Podemos considerar que Billy Loomis utiliza o deslocamento como um dos seus mecanismos de defesa. Na psicanálise freudiana, o deslocamento ocorre quando um indivíduo transfere seus sentimentos ou impulsos, geralmente negativos ou reprimidos, de um alvo original para um alvo substituto, que é considerado menos ameaçador ou mais acessível.
Como o deslocamento se manifesta em Billy:
Ressentimento com a mãe: Billy carrega uma raiva profunda em relação ao abandono de sua mãe, que o deixou após descobrir o caso extraconjugal de seu pai com a mãe de Sidney Prescott. No entanto, ao invés de expressar diretamente essa raiva contra seus pais (especialmente seu pai, que é o verdadeiro responsável pelo rompimento familiar), Billy parece deslocar essa agressividade para Sidney e para outros alvos mais "seguros".
Deslocamento da raiva em Sidney: Sidney, como filha da mulher com quem o pai de Billy teve um caso, acaba se tornando o alvo da fúria de Billy. Em vez de direcionar sua raiva para sua própria família, Billy a transfere para Sidney, culpando-a indiretamente pelo colapso de sua vida familiar e usando isso como uma justificativa para seu comportamento homicida.
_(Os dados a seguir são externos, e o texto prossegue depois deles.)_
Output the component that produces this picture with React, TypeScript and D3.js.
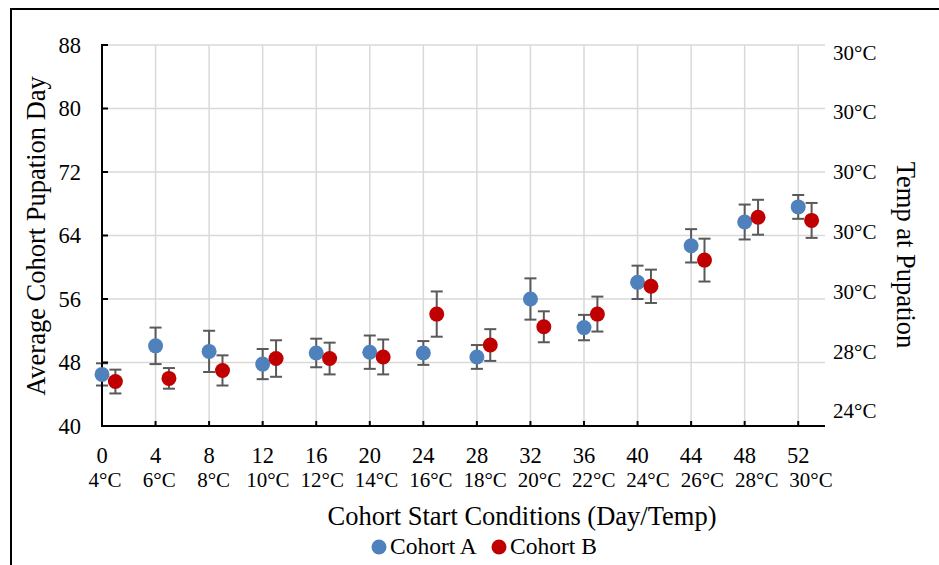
import React from "react";
import * as d3 from "d3";

// start day of each cohort and the temperature on that day
const startDays = [0, 4, 8, 12, 16, 20, 24, 28, 32, 36, 40, 44, 48, 52];
const startTemps = ["4°C", "6°C", "8°C", "10°C", "12°C", "14°C", "16°C", "18°C", "20°C", "22°C", "24°C", "26°C", "28°C", "30°C"];

// average pupation day (+/- error) per cohort
const cohortA = [46.5, 50.1, 49.4, 47.8, 49.2, 49.3, 49.2, 48.7, 56.0, 52.4, 58.1, 62.7, 65.7, 67.6];
const cohortAErr = [1.4, 2.3, 2.6, 1.9, 1.8, 2.1, 1.5, 1.5, 2.6, 1.6, 2.1, 2.1, 2.2, 1.5];
const cohortB = [45.6, 46.0, 47.0, 48.5, 48.5, 48.7, 54.1, 50.2, 52.5, 54.1, 57.6, 60.9, 66.3, 65.9];
const cohortBErr = [1.5, 1.3, 1.9, 2.3, 2.0, 2.2, 2.85, 2.0, 1.95, 2.2, 2.1, 2.7, 2.2, 2.2];

const yTicks = [40, 48, 56, 64, 72, 80, 88];
const rightTicks = ["24°C", "28°C", "30°C", "30°C", "30°C", "30°C", "30°C"];

const W = 939;
const H = 565;
const FONT = "'Liberation Serif', 'Times New Roman', serif";
const BLUE = "#4f81bd";
const RED = "#c00000";
const ERR = "#595959";

const App = () => {
  const x = d3.scaleLinear().domain([0, 54]).range([102, 825]);
  const y = d3.scaleLinear().domain([40, 88]).range([426, 45]);
  // secondary axis labels sit on their own spacing
  const yRight = d3.scaleLinear().domain([-0.25, 6.12]).range([426, 45]);
  const tempX = d3.scaleLinear().domain([0, 13]).range([105, 811]);

  const series = [
    { name: "Cohort A", vals: cohortA, errs: cohortAErr, offset: 0, color: BLUE },
    { name: "Cohort B", vals: cohortB, errs: cohortBErr, offset: 1, color: RED },
  ];

  return (
    <svg
      width={W}
      height={H}
      style={{ position: "absolute", left: 0, top: 0, background: "#fff" }}
      fontFamily={FONT}
    >
      <rect x={11} y={9} width={W + 10} height={H + 10} fill="#fff" stroke="#000" strokeWidth={2} />

      {/* gridlines */}
      {yTicks.filter((t) => t > 40).map((t) => (
        <line key={"h" + t} x1={x(0)} x2={x(54)} y1={y(t)} y2={y(t)} stroke="#d9d9d9" strokeWidth={1.5} />
      ))}
      {startDays.filter((d) => d > 0).map((d) => (
        <line key={"v" + d} x1={x(d)} x2={x(d)} y1={y(88)} y2={y(40)} stroke="#d9d9d9" strokeWidth={1.5} />
      ))}

      {/* error bars */}
      {series.map((s) =>
        s.vals.map((v, i) => {
          const cx = x(startDays[i] + s.offset);
          const top = y(v + s.errs[i]);
          const bot = y(v - s.errs[i]);
          return (
            <g key={s.name + "e" + i} stroke={ERR} strokeWidth={2}>
              <line x1={cx} x2={cx} y1={top} y2={bot} />
              <line x1={cx - 6} x2={cx + 6} y1={top} y2={top} />
              <line x1={cx - 6} x2={cx + 6} y1={bot} y2={bot} />
            </g>
          );
        })
      )}

      {/* axes */}
      <line x1={x(0)} x2={x(0)} y1={y(88) - 1} y2={y(40)} stroke="#000" strokeWidth={2} />
      <line x1={x(0) - 1} x2={x(54)} y1={y(40)} y2={y(40)} stroke="#000" strokeWidth={2} />
      {yTicks.map((t) => (
        <line key={"yt" + t} x1={x(0)} x2={x(0) + 6} y1={y(t)} y2={y(t)} stroke="#000" strokeWidth={2} />
      ))}
      {startDays.map((d) => (
        <line key={"xt" + d} x1={x(d)} x2={x(d)} y1={y(40)} y2={y(40) - 5} stroke="#000" strokeWidth={2} />
      ))}

      {/* markers */}
      {series.map((s) =>
        s.vals.map((v, i) => (
          <circle key={s.name + "p" + i} cx={x(startDays[i] + s.offset)} cy={y(v)} r={7.5} fill={s.color} />
        ))
      )}

      {/* left tick labels */}
      {yTicks.map((t) => (
        <text key={"yl" + t} x={81} y={y(t)} dy="0.35em" textAnchor="end" fontSize={22.5} fill="#000">
          {t}
        </text>
      ))}
      {/* right tick labels */}
      {rightTicks.map((t, i) => (
        <text key={"rl" + i} x={833} y={yRight(i)} dy="0.35em" textAnchor="start" fontSize={21} fill="#000">
          {t}
        </text>
      ))}
      {/* x tick labels */}
      {startDays.map((d, i) => (
        <g key={"xl" + d}>
          <text x={x(d)} y={463} textAnchor="middle" fontSize={22.5} fill="#000">
            {d}
          </text>
          <text x={tempX(i)} y={487} textAnchor="middle" fontSize={21} fill="#000">
            {startTemps[i]}
          </text>
        </g>
      ))}

      {/* axis titles */}
      <text x={522} y={525} textAnchor="middle" fontSize={26.5} fill="#000">
        Cohort Start Conditions (Day/Temp)
      </text>
      <text transform="translate(45,236) rotate(-90)" textAnchor="middle" fontSize={26.5} fill="#000">
        Average Cohort Pupation Day
      </text>
      <text transform="translate(897,255) rotate(90)" textAnchor="middle" fontSize={26.5} fill="#000">
        Temp at Pupation
      </text>

      {/* legend */}
      {series.map((s, i) => (
        <g key={"lg" + i} transform={`translate(${[379, 499][i]},547)`}>
          <circle cx={0} cy={0} r={7.5} fill={s.color} />
          <text x={11} y={6.5} fontSize={23.5} fill="#000">
            {s.name}
          </text>
        </g>
      ))}
    </svg>
  );
};

export default App;
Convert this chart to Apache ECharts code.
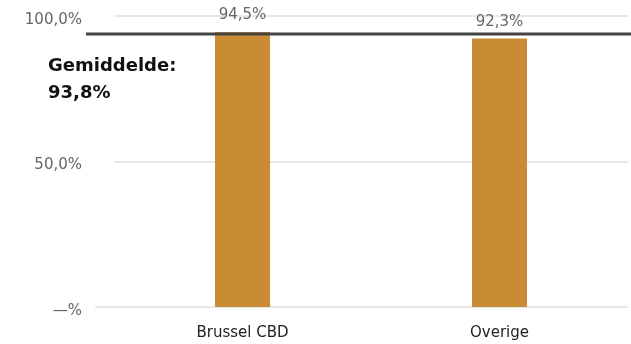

Isso é um claro exemplo de deslocamento, onde a raiva e o ódio que pertencem a um contexto familiar íntimo são canalizados para um alvo externo.
Deslocamento no contexto das mortes: A violência que Billy exerce contra as outras vítimas também pode ser vista como uma forma de deslocamento. Ele canaliza sua raiva reprimida e sua pulsão destrutiva não apenas para Sidney, mas também para outras pessoas que, na verdade, não estão diretamente ligadas ao seu trauma familiar. Isso reflete o padrão típico do deslocamento, onde os sentimentos negativos são redirecionados para alvos que não são os verdadeiros causadores do sofrimento.
4. Complexo de Édipo
O Complexo de Édipo, central à teoria freudiana, também pode ser relacionado aos temas familiares do filme. Billy, ao matar a mãe de Sidney e buscar vingança pelo abandono de sua própria mãe, está envolvido em um drama edípico que coloca a figura materna no centro de suas frustrações. Ele sente-se traído pela mãe que abandonou a família, o que desencadeia sua raiva e desejo de destruição.
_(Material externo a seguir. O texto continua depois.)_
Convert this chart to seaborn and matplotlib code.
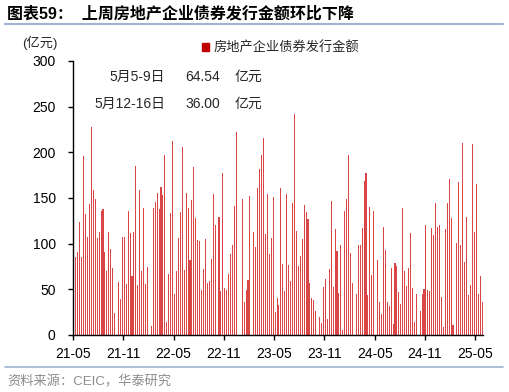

Freud falou sobre como a relação com os pais forma a base de muitos conflitos inconscientes. Billy, ao ver sua mãe ir embora por conta da infidelidade da mãe de Sidney, externaliza sua agressão contra a família Prescott, mas, simbolicamente, sua raiva está enraizada na traição de sua própria mãe.
5. A Máscara como Símbolo
O uso da máscara pelo assassino pode ser lido psicanaliticamente como uma forma de anonimato que permite que os impulsos mais primitivos e reprimidos sejam liberados. Segundo Freud, a sociedade e o superego impõem regras que controlam nossas pulsões agressivas e sexuais, mas, atrás da máscara, essas repressões são temporariamente suspensas. A máscara do Ghostface permite que os assassinos realizem seus desejos agressivos e destrutivos sem sentirem culpa ou medo das consequências. Alguma semelhança com as interações atuais na internet?
Conclusão
A análise freudiana de Pânico revela como o filme lida com temas inconscientes profundos, como a pulsão de morte, o retorno do reprimido, mecanismos de defesa e complexos familiares. Ao explorar o terror psicológico e as motivações por trás dos atos violentos, Wes Craven construiu uma narrativa que vai além do slasher tradicional, tocando em questões fundamentais sobre como a psique humana lida com o trauma, a culpa e a agressão. O filme, sob a ótica psicanalítica, pode ser visto como uma expressão cinematográfica dos conflitos entre o id, o ego e o superego, além da luta constante entre Eros (pulsão de vida) e Thanatos (pulsão de morte).